■ Dataset extract
--- START ---
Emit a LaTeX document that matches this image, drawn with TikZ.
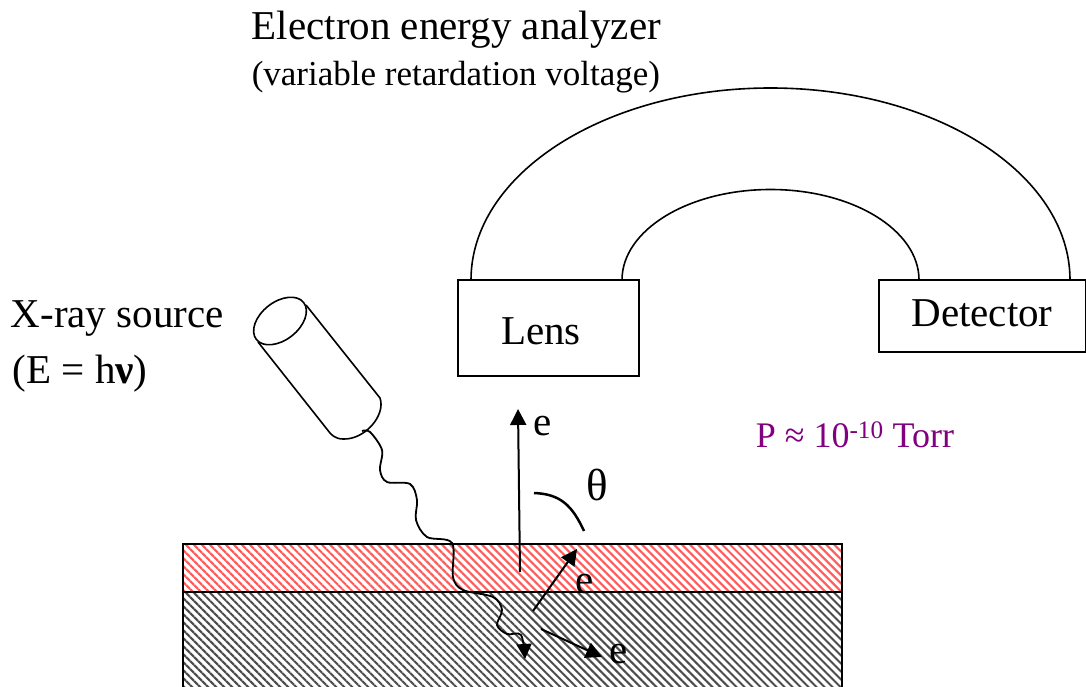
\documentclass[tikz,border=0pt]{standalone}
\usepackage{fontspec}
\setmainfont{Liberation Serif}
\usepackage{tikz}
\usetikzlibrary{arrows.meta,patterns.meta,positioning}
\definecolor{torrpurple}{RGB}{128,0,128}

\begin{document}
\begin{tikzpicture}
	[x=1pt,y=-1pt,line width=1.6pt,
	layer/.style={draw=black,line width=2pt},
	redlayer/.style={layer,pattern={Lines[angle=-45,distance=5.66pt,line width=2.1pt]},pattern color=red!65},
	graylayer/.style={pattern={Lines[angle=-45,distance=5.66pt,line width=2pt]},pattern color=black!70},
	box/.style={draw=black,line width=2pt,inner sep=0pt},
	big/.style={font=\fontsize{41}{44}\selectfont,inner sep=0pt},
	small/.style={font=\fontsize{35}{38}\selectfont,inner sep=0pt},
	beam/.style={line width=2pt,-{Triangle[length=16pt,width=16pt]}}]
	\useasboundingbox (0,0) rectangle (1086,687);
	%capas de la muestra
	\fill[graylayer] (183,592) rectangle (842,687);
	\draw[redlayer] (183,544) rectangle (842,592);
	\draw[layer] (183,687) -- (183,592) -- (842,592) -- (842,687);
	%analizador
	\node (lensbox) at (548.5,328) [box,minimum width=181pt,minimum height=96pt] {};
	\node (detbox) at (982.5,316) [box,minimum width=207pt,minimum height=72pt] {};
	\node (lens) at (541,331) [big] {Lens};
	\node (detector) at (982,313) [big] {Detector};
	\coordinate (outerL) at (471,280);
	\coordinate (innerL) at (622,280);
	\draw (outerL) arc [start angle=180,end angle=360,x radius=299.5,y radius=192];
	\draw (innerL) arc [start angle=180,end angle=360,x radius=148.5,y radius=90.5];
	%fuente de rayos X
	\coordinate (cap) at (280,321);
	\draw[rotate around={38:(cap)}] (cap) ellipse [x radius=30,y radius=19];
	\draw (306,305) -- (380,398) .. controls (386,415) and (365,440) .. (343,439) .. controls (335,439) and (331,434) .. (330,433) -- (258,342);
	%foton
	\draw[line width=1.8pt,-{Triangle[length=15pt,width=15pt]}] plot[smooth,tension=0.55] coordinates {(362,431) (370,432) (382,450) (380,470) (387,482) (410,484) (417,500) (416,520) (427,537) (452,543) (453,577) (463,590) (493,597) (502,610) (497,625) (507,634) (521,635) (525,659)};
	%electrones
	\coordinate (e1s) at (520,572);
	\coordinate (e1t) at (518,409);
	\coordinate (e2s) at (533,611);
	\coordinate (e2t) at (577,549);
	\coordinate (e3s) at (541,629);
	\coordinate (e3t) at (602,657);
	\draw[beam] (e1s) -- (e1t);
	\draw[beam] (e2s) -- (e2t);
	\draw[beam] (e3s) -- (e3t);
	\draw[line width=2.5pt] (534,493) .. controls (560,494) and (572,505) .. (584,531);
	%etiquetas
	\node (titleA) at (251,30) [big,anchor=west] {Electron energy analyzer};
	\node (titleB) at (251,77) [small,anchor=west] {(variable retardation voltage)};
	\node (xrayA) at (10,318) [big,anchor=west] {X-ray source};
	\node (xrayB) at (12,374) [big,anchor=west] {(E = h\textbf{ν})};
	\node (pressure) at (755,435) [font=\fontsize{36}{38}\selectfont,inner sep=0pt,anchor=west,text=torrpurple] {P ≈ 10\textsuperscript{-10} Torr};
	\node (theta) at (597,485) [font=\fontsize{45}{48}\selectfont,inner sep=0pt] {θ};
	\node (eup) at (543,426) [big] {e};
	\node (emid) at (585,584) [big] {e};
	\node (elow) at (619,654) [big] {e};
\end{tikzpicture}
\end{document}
--- END ---
■ Work to be completed
Transcribe all the data word for word; the images stay out.

■ Written solution
Emit a LaTeX document that matches this image, drawn with TikZ.
\documentclass[tikz,border=0pt]{standalone}
\usepackage{fontspec}
\setmainfont{Liberation Serif}
\usepackage{tikz}
\usetikzlibrary{arrows.meta,patterns.meta,positioning}
\definecolor{torrpurple}{RGB}{128,0,128}

\begin{document}
\begin{tikzpicture}
	[x=1pt,y=-1pt,line width=1.6pt,
	layer/.style={draw=black,line width=2pt},
	redlayer/.style={layer,pattern={Lines[angle=-45,distance=5.66pt,line width=2.1pt]},pattern color=red!65},
	graylayer/.style={pattern={Lines[angle=-45,distance=5.66pt,line width=2pt]},pattern color=black!70},
	box/.style={draw=black,line width=2pt,inner sep=0pt},
	big/.style={font=\fontsize{41}{44}\selectfont,inner sep=0pt},
	small/.style={font=\fontsize{35}{38}\selectfont,inner sep=0pt},
	beam/.style={line width=2pt,-{Triangle[length=16pt,width=16pt]}}]
	\useasboundingbox (0,0) rectangle (1086,687);
	%capas de la muestra
	\fill[graylayer] (183,592) rectangle (842,687);
	\draw[redlayer] (183,544) rectangle (842,592);
	\draw[layer] (183,687) -- (183,592) -- (842,592) -- (842,687);
	%analizador
	\node (lensbox) at (548.5,328) [box,minimum width=181pt,minimum height=96pt] {};
	\node (detbox) at (982.5,316) [box,minimum width=207pt,minimum height=72pt] {};
	\node (lens) at (541,331) [big] {Lens};
	\node (detector) at (982,313) [big] {Detector};
	\coordinate (outerL) at (471,280);
	\coordinate (innerL) at (622,280);
	\draw (outerL) arc [start angle=180,end angle=360,x radius=299.5,y radius=192];
	\draw (innerL) arc [start angle=180,end angle=360,x radius=148.5,y radius=90.5];
	%fuente de rayos X
	\coordinate (cap) at (280,321);
	\draw[rotate around={38:(cap)}] (cap) ellipse [x radius=30,y radius=19];
	\draw (306,305) -- (380,398) .. controls (386,415) and (365,440) .. (343,439) .. controls (335,439) and (331,434) .. (330,433) -- (258,342);
	%foton
	\draw[line width=1.8pt,-{Triangle[length=15pt,width=15pt]}] plot[smooth,tension=0.55] coordinates {(362,431) (370,432) (382,450) (380,470) (387,482) (410,484) (417,500) (416,520) (427,537) (452,543) (453,577) (463,590) (493,597) (502,610) (497,625) (507,634) (521,635) (525,659)};
	%electrones
	\coordinate (e1s) at (520,572);
	\coordinate (e1t) at (518,409);
	\coordinate (e2s) at (533,611);
	\coordinate (e2t) at (577,549);
	\coordinate (e3s) at (541,629);
	\coordinate (e3t) at (602,657);
	\draw[beam] (e1s) -- (e1t);
	\draw[beam] (e2s) -- (e2t);
	\draw[beam] (e3s) -- (e3t);
	\draw[line width=2.5pt] (534,493) .. controls (560,494) and (572,505) .. (584,531);
	%etiquetas
	\node (titleA) at (251,30) [big,anchor=west] {Electron energy analyzer};
	\node (titleB) at (251,77) [small,anchor=west] {(variable retardation voltage)};
	\node (xrayA) at (10,318) [big,anchor=west] {X-ray source};
	\node (xrayB) at (12,374) [big,anchor=west] {(E = h\textbf{ν})};
	\node (pressure) at (755,435) [font=\fontsize{36}{38}\selectfont,inner sep=0pt,anchor=west,text=torrpurple] {P ≈ 10\textsuperscript{-10} Torr};
	\node (theta) at (597,485) [font=\fontsize{45}{48}\selectfont,inner sep=0pt] {θ};
	\node (eup) at (543,426) [big] {e};
	\node (emid) at (585,584) [big] {e};
	\node (elow) at (619,654) [big] {e};
\end{tikzpicture}
\end{document}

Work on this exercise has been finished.